(EXERCISE DIRECTIONS) Please transcribe the data below exactly. Leave the pictures out.

(DATA EXTRACT)
↓

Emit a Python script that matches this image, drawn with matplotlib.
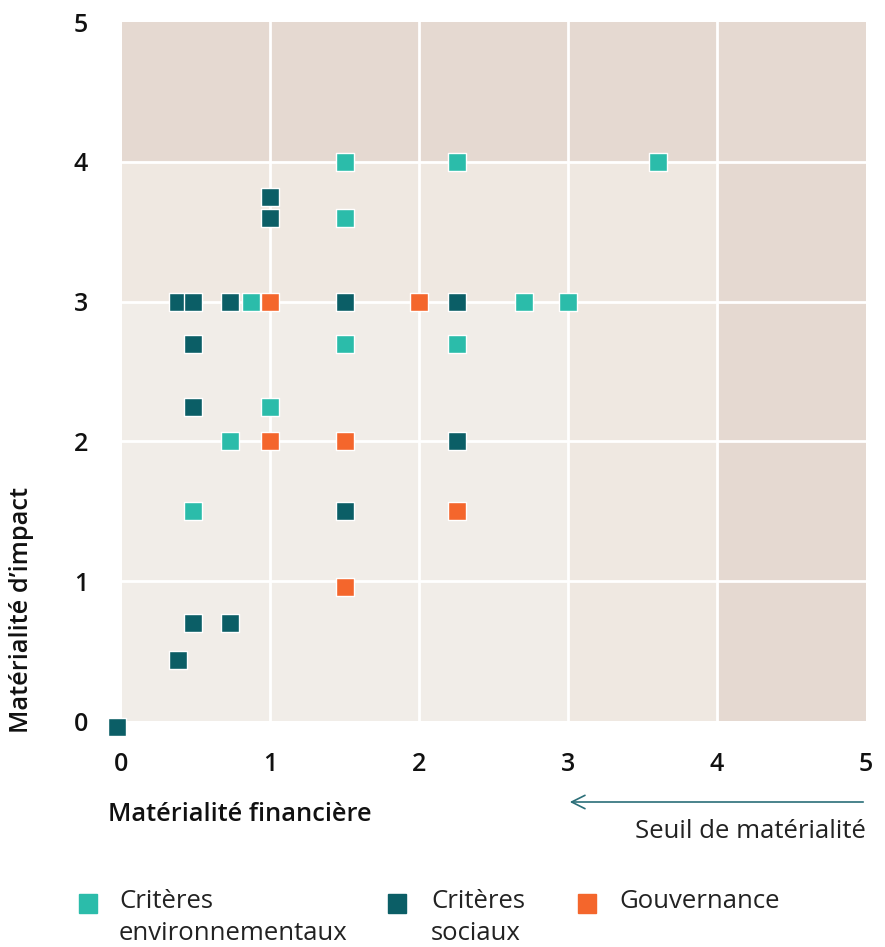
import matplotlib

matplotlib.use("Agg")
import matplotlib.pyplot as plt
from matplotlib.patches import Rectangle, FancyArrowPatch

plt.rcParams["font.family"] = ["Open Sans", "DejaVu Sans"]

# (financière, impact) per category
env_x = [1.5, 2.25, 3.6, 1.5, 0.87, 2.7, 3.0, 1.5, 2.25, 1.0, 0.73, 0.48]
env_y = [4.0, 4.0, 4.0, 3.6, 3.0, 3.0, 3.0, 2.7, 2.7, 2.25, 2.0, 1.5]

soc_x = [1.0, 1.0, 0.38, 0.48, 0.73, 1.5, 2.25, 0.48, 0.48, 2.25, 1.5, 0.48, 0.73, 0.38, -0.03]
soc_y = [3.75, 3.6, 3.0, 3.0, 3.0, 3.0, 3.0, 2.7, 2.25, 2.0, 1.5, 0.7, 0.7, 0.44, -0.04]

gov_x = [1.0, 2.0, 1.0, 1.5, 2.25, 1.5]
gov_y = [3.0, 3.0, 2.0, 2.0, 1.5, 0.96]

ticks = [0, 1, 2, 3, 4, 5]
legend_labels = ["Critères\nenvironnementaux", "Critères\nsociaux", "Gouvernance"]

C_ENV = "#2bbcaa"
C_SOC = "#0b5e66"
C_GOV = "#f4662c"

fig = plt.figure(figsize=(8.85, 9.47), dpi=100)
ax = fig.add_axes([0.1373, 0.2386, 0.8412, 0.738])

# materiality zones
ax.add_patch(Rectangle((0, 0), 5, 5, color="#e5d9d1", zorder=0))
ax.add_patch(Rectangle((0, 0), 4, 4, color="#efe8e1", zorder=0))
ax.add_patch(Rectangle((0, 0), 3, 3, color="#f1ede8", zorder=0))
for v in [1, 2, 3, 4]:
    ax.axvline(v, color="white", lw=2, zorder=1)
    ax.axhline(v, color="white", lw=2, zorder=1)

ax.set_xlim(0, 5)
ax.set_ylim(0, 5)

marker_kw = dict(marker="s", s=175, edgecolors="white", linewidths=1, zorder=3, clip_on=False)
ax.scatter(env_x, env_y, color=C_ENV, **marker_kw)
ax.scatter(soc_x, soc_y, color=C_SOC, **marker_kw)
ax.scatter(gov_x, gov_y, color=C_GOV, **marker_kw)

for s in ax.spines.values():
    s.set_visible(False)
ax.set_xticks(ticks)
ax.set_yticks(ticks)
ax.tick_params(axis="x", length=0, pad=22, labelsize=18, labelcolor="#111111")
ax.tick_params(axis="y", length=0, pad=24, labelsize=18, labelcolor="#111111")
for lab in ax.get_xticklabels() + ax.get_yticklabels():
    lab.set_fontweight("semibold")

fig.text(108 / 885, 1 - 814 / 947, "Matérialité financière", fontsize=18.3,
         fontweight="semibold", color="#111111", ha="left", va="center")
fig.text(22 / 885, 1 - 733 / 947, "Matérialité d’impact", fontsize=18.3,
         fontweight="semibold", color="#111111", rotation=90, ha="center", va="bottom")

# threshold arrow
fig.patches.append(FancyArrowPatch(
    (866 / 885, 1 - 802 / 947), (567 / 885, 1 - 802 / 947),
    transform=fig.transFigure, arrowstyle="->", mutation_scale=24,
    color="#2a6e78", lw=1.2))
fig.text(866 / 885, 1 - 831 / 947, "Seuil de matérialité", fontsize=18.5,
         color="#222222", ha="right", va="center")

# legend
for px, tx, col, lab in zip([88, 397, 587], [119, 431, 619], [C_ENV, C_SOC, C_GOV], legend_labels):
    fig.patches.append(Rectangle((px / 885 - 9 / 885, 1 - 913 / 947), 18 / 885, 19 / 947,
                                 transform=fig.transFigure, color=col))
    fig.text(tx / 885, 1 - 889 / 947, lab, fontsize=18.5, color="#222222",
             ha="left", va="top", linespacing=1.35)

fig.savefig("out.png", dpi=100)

↑

(SOLVED PROBLEM)
Emit a Python script that matches this image, drawn with matplotlib.
import matplotlib

matplotlib.use("Agg")
import matplotlib.pyplot as plt
from matplotlib.patches import Rectangle, FancyArrowPatch

plt.rcParams["font.family"] = ["Open Sans", "DejaVu Sans"]

# (financière, impact) per category
env_x = [1.5, 2.25, 3.6, 1.5, 0.87, 2.7, 3.0, 1.5, 2.25, 1.0, 0.73, 0.48]
env_y = [4.0, 4.0, 4.0, 3.6, 3.0, 3.0, 3.0, 2.7, 2.7, 2.25, 2.0, 1.5]

soc_x = [1.0, 1.0, 0.38, 0.48, 0.73, 1.5, 2.25, 0.48, 0.48, 2.25, 1.5, 0.48, 0.73, 0.38, -0.03]
soc_y = [3.75, 3.6, 3.0, 3.0, 3.0, 3.0, 3.0, 2.7, 2.25, 2.0, 1.5, 0.7, 0.7, 0.44, -0.04]

gov_x = [1.0, 2.0, 1.0, 1.5, 2.25, 1.5]
gov_y = [3.0, 3.0, 2.0, 2.0, 1.5, 0.96]

ticks = [0, 1, 2, 3, 4, 5]
legend_labels = ["Critères\nenvironnementaux", "Critères\nsociaux", "Gouvernance"]

C_ENV = "#2bbcaa"
C_SOC = "#0b5e66"
C_GOV = "#f4662c"

fig = plt.figure(figsize=(8.85, 9.47), dpi=100)
ax = fig.add_axes([0.1373, 0.2386, 0.8412, 0.738])

# materiality zones
ax.add_patch(Rectangle((0, 0), 5, 5, color="#e5d9d1", zorder=0))
ax.add_patch(Rectangle((0, 0), 4, 4, color="#efe8e1", zorder=0))
ax.add_patch(Rectangle((0, 0), 3, 3, color="#f1ede8", zorder=0))
for v in [1, 2, 3, 4]:
    ax.axvline(v, color="white", lw=2, zorder=1)
    ax.axhline(v, color="white", lw=2, zorder=1)

ax.set_xlim(0, 5)
ax.set_ylim(0, 5)

marker_kw = dict(marker="s", s=175, edgecolors="white", linewidths=1, zorder=3, clip_on=False)
ax.scatter(env_x, env_y, color=C_ENV, **marker_kw)
ax.scatter(soc_x, soc_y, color=C_SOC, **marker_kw)
ax.scatter(gov_x, gov_y, color=C_GOV, **marker_kw)

for s in ax.spines.values():
    s.set_visible(False)
ax.set_xticks(ticks)
ax.set_yticks(ticks)
ax.tick_params(axis="x", length=0, pad=22, labelsize=18, labelcolor="#111111")
ax.tick_params(axis="y", length=0, pad=24, labelsize=18, labelcolor="#111111")
for lab in ax.get_xticklabels() + ax.get_yticklabels():
    lab.set_fontweight("semibold")

fig.text(108 / 885, 1 - 814 / 947, "Matérialité financière", fontsize=18.3,
         fontweight="semibold", color="#111111", ha="left", va="center")
fig.text(22 / 885, 1 - 733 / 947, "Matérialité d’impact", fontsize=18.3,
         fontweight="semibold", color="#111111", rotation=90, ha="center", va="bottom")

# threshold arrow
fig.patches.append(FancyArrowPatch(
    (866 / 885, 1 - 802 / 947), (567 / 885, 1 - 802 / 947),
    transform=fig.transFigure, arrowstyle="->", mutation_scale=24,
    color="#2a6e78", lw=1.2))
fig.text(866 / 885, 1 - 831 / 947, "Seuil de matérialité", fontsize=18.5,
         color="#222222", ha="right", va="center")

# legend
for px, tx, col, lab in zip([88, 397, 587], [119, 431, 619], [C_ENV, C_SOC, C_GOV], legend_labels):
    fig.patches.append(Rectangle((px / 885 - 9 / 885, 1 - 913 / 947), 18 / 885, 19 / 947,
                                 transform=fig.transFigure, color=col))
    fig.text(tx / 885, 1 - 889 / 947, lab, fontsize=18.5, color="#222222",
             ha="left", va="top", linespacing=1.35)

fig.savefig("out.png", dpi=100)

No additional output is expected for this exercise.